San Patricio County native Sgt. Herald R. Boyd, 25, was killed in 1945 during World War II. 77 years later, his remains have been identified.
Credit: Defense POW/MIA Accounting Agency
Remains of Sergeant Herald R. Boyd (center) have been identified.

CORPUS CHRISTI, Texas — The remains of a man killed in World War II are coming home to South Texas after 77 years, according to the Defense POW/MIA Accounting Agency (DPAA).

The DPAA said remains of Army Air Forces Sgt. Herald R. Boyd, a San Patricio County native, were positively identified on July 8, 2022, through "anthropological analysis, as well as circumstantial evidence."

Boyd was serving as a gunner on a B-17G Flying Fortress bomber on Feb. 3, 1945, when his aircraft was hit by a ground rocket immediately after dropping bombs on the Tempelhof marshalling yard in Berlin, according to witnesses from other aircrafts.  

"The pilot tried to save the plane, but he was unsuccessful, and it crashed in a residential area of Berlin," a release from the DPAA said. "Seven of the nine crew members were killed. The other two were captured and became prisoners of war."

German records did not list Boyd among the bodies recovered from the crash site, though a surviving crew member confirmed Boyd died in the crash. The War Department issued a report of death on Jan. 12, 1946, and memorial services were held shortly after in Sinton. 

After the war ended, the the American Graves Registration Command (AGRC) began to investigate and recover missing American personnel in Europe. 115 sets of remains were recovered from Döberitz cemetery in Berlin near the end of 1946. 

By 1956, six of the seven missing crew members were positively identified, but not Boyd's. Investigators believed Boyd was associated with a set of remains designated Unknown X-4804 Neuville, but this could not be proven, and X-4804 was buried at Ardennes American Cemetery, an American Battle Monuments Commission cemetery in Belgium, in 1957.

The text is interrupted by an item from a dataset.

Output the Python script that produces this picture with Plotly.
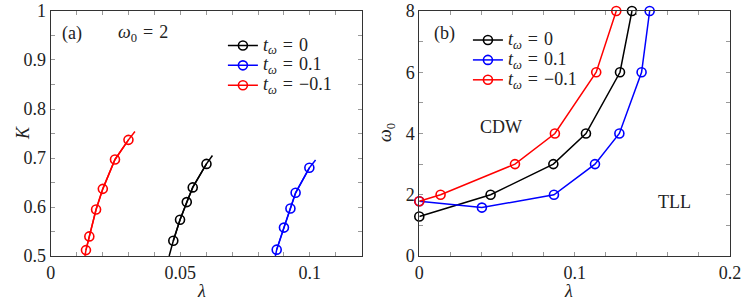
import plotly.graph_objects as go

# ---------------- data: panel (a) K vs lambda (omega0 = 2) ----------------
a_t0_lam = [0.0473, 0.0499, 0.0525, 0.0548, 0.0601]
a_t0_K = [0.531, 0.574, 0.610, 0.640, 0.688]
a_t0_line_lam = [0.0457, 0.0473, 0.0499, 0.0525, 0.0548, 0.0601, 0.0624]
a_t0_line_K = [0.500, 0.531, 0.574, 0.610, 0.640, 0.688, 0.705]

a_tp_lam = [0.0872, 0.0900, 0.0925, 0.0945, 0.0998]
a_tp_K = [0.513, 0.558, 0.597, 0.629, 0.680]
a_tp_line_lam = [0.0867, 0.0872, 0.0900, 0.0925, 0.0945, 0.0998, 0.1022]
a_tp_line_K = [0.500, 0.513, 0.558, 0.597, 0.629, 0.680, 0.696]

a_tm_lam = [0.0136, 0.0149, 0.0175, 0.0201, 0.0248, 0.0300]
a_tm_K = [0.512, 0.540, 0.595, 0.637, 0.697, 0.737]
a_tm_line_lam = [0.0132, 0.0136, 0.0149, 0.0175, 0.0201, 0.0248, 0.0300, 0.0325]
a_tm_line_K = [0.500, 0.512, 0.540, 0.595, 0.637, 0.697, 0.737, 0.754]

# ---------------- data: panel (b) phase diagram omega0 vs lambda ----------------
b_t0_lam = [0.0, 0.0459, 0.0863, 0.1073, 0.1292, 0.1369]
b_t0_w = [1.29, 2.0, 3.0, 4.0, 6.0, 8.0]
b_tp_lam = [0.0, 0.0403, 0.0867, 0.1131, 0.1288, 0.1431, 0.1483]
b_tp_w = [1.79, 1.58, 2.0, 3.0, 4.0, 6.0, 8.0]
b_tm_lam = [0.0, 0.0137, 0.0616, 0.0873, 0.1139, 0.1268]
b_tm_w = [1.79, 2.0, 3.0, 4.0, 6.0, 8.0]

SP = "\u2004"  # math-like spacing around "="
series_labels = ["<i>t</i><sub><i>ω</i></sub>" + SP + "=" + SP + "0",
                 "<i>t</i><sub><i>ω</i></sub>" + SP + "=" + SP + "0.1",
                 "<i>t</i><sub><i>ω</i></sub>" + SP + "=" + SP + "−0.1"]
colors = ["#000000", "#0000ff", "#ff0000"]

a_xticks = [0, 0.05, 0.1]
a_xticklabels = ["0", "0.05", "0.1"]
a_yticks = [0.5, 0.6, 0.7, 0.8, 0.9, 1.0]
a_yticklabels = ["0.5", "0.6", "0.7", "0.8", "0.9", "1"]
b_xticks = [0, 0.1, 0.2]
b_xticklabels = ["0", "0.1", "0.2"]
b_yticks = [0, 2, 4, 6, 8]
b_yticklabels = ["0", "2", "4", "6", "8"]

FONT = "Liberation Serif, Times New Roman, DejaVu Serif, serif"
FS = 18
LFS = 13     # legend base size (controls row spacing)
LTXT = 18    # legend visible text size

def legend_name(s):
    return '<span style="font-size:%dpx">%s</span>' % (LTXT, s)

fig = go.Figure()

a_sets = [(a_t0_lam, a_t0_K, a_t0_line_lam, a_t0_line_K),
          (a_tp_lam, a_tp_K, a_tp_line_lam, a_tp_line_K),
          (a_tm_lam, a_tm_K, a_tm_line_lam, a_tm_line_K)]
for (mx, my, lx, ly), name, c in zip(a_sets, series_labels, colors):
    fig.add_trace(go.Scatter(x=lx, y=ly, mode="lines", line=dict(color=c, width=1.5),
                             showlegend=False, hoverinfo="skip", xaxis="x", yaxis="y"))
    fig.add_trace(go.Scatter(x=mx, y=my, mode="lines+markers", name=legend_name(name),
                             line=dict(color=c, width=1.5),
                             marker=dict(symbol="circle-open", size=9, color=c, line=dict(width=1.6)),
                             legend="legend", xaxis="x", yaxis="y"))

b_sets = [(b_t0_lam, b_t0_w), (b_tp_lam, b_tp_w), (b_tm_lam, b_tm_w)]
for (bx, by), name, c in zip(b_sets, series_labels, colors):
    fig.add_trace(go.Scatter(x=bx, y=by, mode="lines+markers", name=legend_name(name),
                             line=dict(color=c, width=1.5),
                             marker=dict(symbol="circle-open", size=9, color=c, line=dict(width=1.6)),
                             legend="legend2", xaxis="x2", yaxis="y2", cliponaxis=False))

tick_common = dict(ticks="inside", ticklen=4, tickcolor="#999999", tickwidth=1,
                   showline=True, linecolor="#333333", linewidth=1, mirror="ticks",
                   showgrid=False, zeroline=False, automargin=False,
                   tickfont=dict(family=FONT, size=FS, color="#222"))

fig.update_layout(
    width=747, height=302,
    margin=dict(l=0, r=0, t=0, b=0),
    paper_bgcolor="white", plot_bgcolor="white",
    font=dict(family=FONT, size=FS, color="#222"),
    xaxis=dict(domain=[0.0679, 0.4842], range=[0, 0.12], tickvals=a_xticks, ticktext=a_xticklabels,
               minor=dict(ticks="inside", ticklen=4, tickcolor="#999999", dtick=0.01, tick0=0, showgrid=False),
               anchor="y", **tick_common),
    yaxis=dict(domain=[0.1523, 0.9636], range=[0.5, 1.0], tickvals=a_yticks, ticktext=a_yticklabels,
               minor=dict(ticks="inside", ticklen=4, tickcolor="#999999", dtick=0.05, tick0=0.5, showgrid=False),
               anchor="x", **tick_common),
    xaxis2=dict(domain=[0.5613, 0.9772], range=[0, 0.2], tickvals=b_xticks, ticktext=b_xticklabels,
                minor=dict(ticks="inside", ticklen=4, tickcolor="#999999", dtick=0.02, tick0=0, showgrid=False),
                anchor="y2", **tick_common),
    yaxis2=dict(domain=[0.1523, 0.9636], range=[0, 8], tickvals=b_yticks, ticktext=b_yticklabels,
                minor=dict(ticks="inside", ticklen=4, tickcolor="#999999", dtick=1, tick0=0, showgrid=False),
                anchor="x2", **tick_common),
    legend=dict(x=0.2984, y=0.899, xanchor="left", yanchor="top", bgcolor="rgba(0,0,0,0)",
                font=dict(family=FONT, size=LFS), itemwidth=30, tracegroupgap=0),
    legend2=dict(x=0.6264, y=0.917, xanchor="left", yanchor="top", bgcolor="rgba(0,0,0,0)",
                 font=dict(family=FONT, size=LFS), itemwidth=30, tracegroupgap=0),
    showlegend=True,
)

ann_font = dict(family=FONT, size=FS, color="#222")
# axis titles
fig.add_annotation(x=0.2624, y=0.0, xref="paper", yref="paper", text="<i>λ</i>",
                   showarrow=False, font=ann_font, yanchor="bottom", borderpad=0)
fig.add_annotation(x=0.7684, y=0.0, xref="paper", yref="paper", text="<i>λ</i>",
                   showarrow=False, font=ann_font, yanchor="bottom", borderpad=0)
fig.add_annotation(x=12 / 747, y=1 - 133 / 302, xref="paper", yref="paper", text="<i>K</i>",
                   showarrow=False, font=ann_font, textangle=-90, borderpad=0)
fig.add_annotation(x=387 / 747, y=1 - 133 / 302, xref="paper", yref="paper",
                   text="<i>ω</i><sub>0</sub>", showarrow=False, font=ann_font, textangle=-90, borderpad=0)
# panel labels and region names
fig.add_annotation(x=0.0082, y=0.955, xref="x", yref="y", text="(a)", showarrow=False, font=ann_font)
fig.add_annotation(x=0.0356, y=0.955, xref="x", yref="y",
                   text="<i>ω</i><sub>0</sub>" + SP + "=" + SP + "2", showarrow=False, font=ann_font)
fig.add_annotation(x=0.0165, y=7.27, xref="x2", yref="y2", text="(b)", showarrow=False, font=ann_font)
fig.add_annotation(x=0.0526, y=4.22, xref="x2", yref="y2", text="CDW", showarrow=False, font=ann_font)
fig.add_annotation(x=0.1646, y=1.75, xref="x2", yref="y2", text="TLL", showarrow=False, font=ann_font)

fig.write_html("out.html", config={"displayModeBar": False},
               post_script="document.body.style.margin='0';")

DPAA historians then began to conduct comprehensive research on the remains. The remains were disinterred in June 2018 and sent to the DPAA laboratory at Offutt Air Force Base, Nebraska, for examination and identification. 

Boyd's remains were finally positively identified through DNA testing on July 8, 2022. He will now be buried in Corpus Christi on Sept. 12, 2022 at the Coastal Bend State Veterans Cemetery, Boyd's family told 3NEWS. There is no set time yet, but we will post the time here when we are notified. 

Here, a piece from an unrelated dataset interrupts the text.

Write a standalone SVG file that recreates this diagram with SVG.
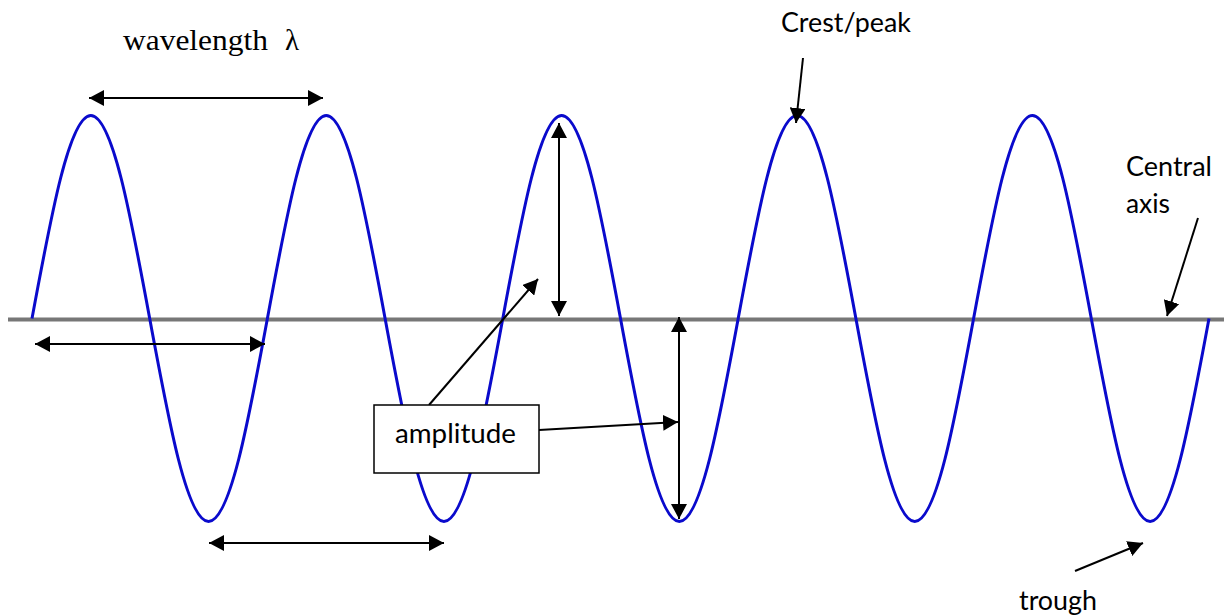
<svg xmlns="http://www.w3.org/2000/svg" width="1224" height="616" viewBox="0 0 1224 616">
<style>
.lbl{font-family:Lato,"Open Sans","Liberation Sans",sans-serif;font-size:26px;fill:#000}
.serif{font-family:"Liberation Serif","Times New Roman",serif;font-size:29px;fill:#000}
.arr{stroke:#000;stroke-width:2;fill:none}
.dbl{marker-start:url(#ah);marker-end:url(#ah)}
.one{marker-end:url(#ah)}
</style>
<defs>
<marker id="ah" markerUnits="userSpaceOnUse" markerWidth="16" markerHeight="16" refX="15" refY="8" orient="auto-start-reverse" viewBox="0 0 16 16">
<path d="M0,0 L15,8 L0,16 z" fill="#000"/>
</marker>
</defs>
<rect width="1224" height="616" fill="#fff"/>
<g id="axis">
<line x1="8" y1="319.5" x2="1224" y2="319.5" stroke="#777" stroke-width="4"/>
</g>
<g id="wave">
<path fill="none" stroke="#0a0acc" stroke-width="3" d="M32,318.5 c19.19,-104 37.55,-203 58.85,-203 s39.66,99 58.85,203 s37.55,203 58.85,203 s39.66,-99 58.85,-203
 s37.55,-203 58.85,-203 s39.66,99 58.85,203 s37.55,203 58.85,203 s39.66,-99 58.85,-203
 s37.55,-203 58.85,-203 s39.66,99 58.85,203 s37.55,203 58.85,203 s39.66,-99 58.85,-203
 s37.55,-203 58.85,-203 s39.66,99 58.85,203 s37.55,203 58.85,203 s39.66,-99 58.85,-203
 s37.55,-203 58.85,-203 s39.66,99 58.85,203 s37.55,203 58.85,203 s39.66,-99 58.85,-203"/>
</g>
<g id="connectors">
<line class="arr dbl" x1="89" y1="98" x2="323" y2="98"/>
<line class="arr dbl" x1="35" y1="344" x2="265" y2="344"/>
<line class="arr dbl" x1="209" y1="543" x2="444" y2="543"/>
<line class="arr dbl" x1="559" y1="123" x2="559" y2="316"/>
<line class="arr dbl" x1="679" y1="317" x2="679" y2="519"/>
<line class="arr one" x1="429" y1="405" x2="538" y2="279"/>
<line class="arr one" x1="539" y1="430" x2="678" y2="422"/>
<line class="arr one" x1="803" y1="58" x2="796" y2="123"/>
<line class="arr one" x1="1198" y1="218" x2="1167" y2="316"/>
<line class="arr one" x1="1075" y1="571" x2="1143" y2="543"/>
</g>
<g id="amplitude">
<rect x="374" y="405" width="165" height="68" fill="#fff" stroke="#000" stroke-width="1.5"/>
<text class="lbl" x="395" y="443" textLength="121" lengthAdjust="spacingAndGlyphs">amplitude</text>
</g>
<g id="wavelength">
<text class="serif" x="123" y="50" textLength="145" lengthAdjust="spacingAndGlyphs">wavelength</text>
<text class="serif" x="285" y="50">λ</text>
</g>
<g id="crest">
<text class="lbl" x="781" y="32" textLength="130" lengthAdjust="spacingAndGlyphs">Crest/peak</text>
</g>
<g id="central-axis">
<text class="lbl" x="1126" y="176" textLength="86" lengthAdjust="spacingAndGlyphs">Central</text>
<text class="lbl" x="1126" y="213" textLength="44" lengthAdjust="spacingAndGlyphs">axis</text>
</g>
<g id="trough">
<text class="lbl" x="1019" y="610" textLength="78" lengthAdjust="spacingAndGlyphs">trough</text>
</g>
</svg>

Boyd received the Purple Heart and Air Medal for his service. 

Boyd’s name is recorded on the Walls of the Missing at Margraten American Cemetery, an American Battle Monuments Commission site in the Netherlands, along with the others still missing from World War II. A rosette will be placed next to his name to indicate he has been accounted for, DPAA officials said.